The float, titled “Shabbat Year,” was prepared by the Vismooil’n carnival group. It featured two giant puppets with sidelocks and streimels, in pink suits. One, grinning while smoking a cigar, had a white rat on his right shoulder. Both puppets were standing on gold coins and had money bags at their feet.

On a wheeled platform directly behind the float, several dozen people dressed like the puppets danced to a song about full coffers that were “Jewishly beautiful” and about “getting extra fat.”

The annual carnival featuring the display was added in 2010 to the Representative List of UNESCO.

A spokesperson for the carnival group told a blogger last month that the display was meant to address how “everything has become so expensive.”

Vismooil’n created the display as its 2019 theme for the Aalst carnival, the local edition of celebrations that take place throughout parts of Europe and Latin America annually in anticipation of Lent.

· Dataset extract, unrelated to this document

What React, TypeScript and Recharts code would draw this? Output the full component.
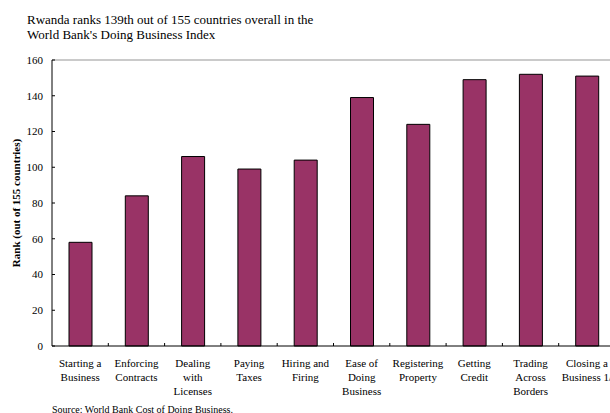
import React from "react";
import { BarChart, Bar, XAxis, YAxis, ReferenceLine, Label } from "recharts";

const categories: string[] = [
  "Starting a\nBusiness",
  "Enforcing\nContracts",
  "Dealing\nwith\nLicenses",
  "Paying\nTaxes",
  "Hiring and\nFiring",
  "Ease of\nDoing\nBusiness",
  "Registering\nProperty",
  "Getting\nCredit",
  "Trading\nAcross\nBorders",
  "Closing a\nBusiness 1/",
];
const ranks: number[] = [58, 84, 106, 99, 104, 139, 124, 149, 152, 151];
const yTicks: number[] = [0, 20, 40, 60, 80, 100, 120, 140, 160];

const titleLines = [
  "Rwanda ranks 139th out of 155 countries overall in the",
  "World Bank's Doing Business Index",
];
const sourceText = "Source: World Bank Cost of Doing Business.";
const yAxisTitle = "Rank (out of 155 countries)";

const data = categories.map((c, i) => ({ name: c, rank: ranks[i] }));

const FONT = "'Liberation Serif', 'Times New Roman', serif";
const CHART_W = 640;
const CHART_H = 413;
const M = { top: 60, right: 25, left: 0, bottom: 0 };
const Y_W = 52;
const X_H = 67;
const PLOT_W = CHART_W - M.left - M.right - Y_W;
const BAND = PLOT_W / categories.length;

const XTick = (props: any) => {
  const { x, y, payload, index } = props;
  const lines = String(payload.value).split("\n");
  return (
    <g>
      {index < categories.length - 1 && (
        <line x1={x + BAND / 2} x2={x + BAND / 2} y1={y} y2={y - 3} stroke="#000" strokeWidth={1} />
      )}
      <text x={x} y={y} textAnchor="middle" fontFamily={FONT} fontSize={11} fill="#000">
        {lines.map((l, i) => (
          <tspan key={i} x={x} y={y + 21 + i * 14}>
            {l}
          </tspan>
        ))}
      </text>
    </g>
  );
};

const YTick = (props: any) => {
  const { x, y, payload } = props;
  return (
    <g>
      <line x1={x} x2={x + 3} y1={y} y2={y} stroke="#000" strokeWidth={1} />
      <text x={x - 9} y={y} dy="0.35em" textAnchor="end" fontFamily={FONT} fontSize={11} fill="#000">
        {payload.value}
      </text>
    </g>
  );
};

const YLabel = () => (
  <text
    x={16}
    y={203}
    transform="rotate(-90 16 203)"
    textAnchor="middle"
    dy="0.35em"
    fontFamily={FONT}
    fontSize={11}
    fontWeight="bold"
    fill="#000"
  >
    {yAxisTitle}
  </text>
);

export default function App() {
  return (
    <div
      style={{
        position: "absolute",
        left: 0,
        top: 0,
        width: 610,
        height: 413,
        overflow: "hidden",
        background: "#fff",
        fontFamily: FONT,
      }}
    >
      <div
        style={{
          position: "absolute",
          left: 27,
          top: 13.4,
          fontSize: 13,
          lineHeight: "14.5px",
          whiteSpace: "nowrap",
          color: "#000",
        }}
      >
        {titleLines.map((t, i) => (
          <div key={i}>{t}</div>
        ))}
      </div>
      <div style={{ position: "absolute", left: 0, top: 0 }}>
        <BarChart width={CHART_W} height={CHART_H} data={data} margin={M}>
          <ReferenceLine y={160} stroke="#b8b8b8" strokeWidth={1.5} />
          <XAxis
            dataKey="name"
            height={X_H}
            interval={0}
            tickSize={0}
            tickMargin={0}
            tickLine={false}
            axisLine={{ stroke: "#000", strokeWidth: 1 }}
            tick={<XTick />}
          />
          <YAxis
            width={Y_W}
            domain={[0, 160]}
            ticks={yTicks}
            interval={0}
            tickSize={0}
            tickMargin={0}
            tickLine={false}
            axisLine={{ stroke: "#000", strokeWidth: 1 }}
            tick={<YTick />}
          >
            <Label content={<YLabel />} />
          </YAxis>
          <Bar dataKey="rank" fill="#993366" stroke="#000" strokeWidth={1} barSize={23} isAnimationActive={false} />
        </BarChart>
      </div>
      <div
        style={{
          position: "absolute",
          left: 52,
          top: 404.6,
          fontSize: 10,
          lineHeight: "10px",
          whiteSpace: "nowrap",
          color: "#000",
        }}
      >
        {sourceText}
      </div>
    </div>
  );
}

In 2013, a different group designed a float resembling a Nazi railway wagon used to transport Jews to death camps. The people who designed the float, known as the FTP Group, marched nearby dressed as Nazi SS officers and Orthodox Jews. A poster on the wagon showed Flemish Belgian politicians dressed as Nazis and holding canisters labelled as containing Zyklon B, used by the Nazis to exterminate Jews in the Holocaust. UNESCO condemned that display.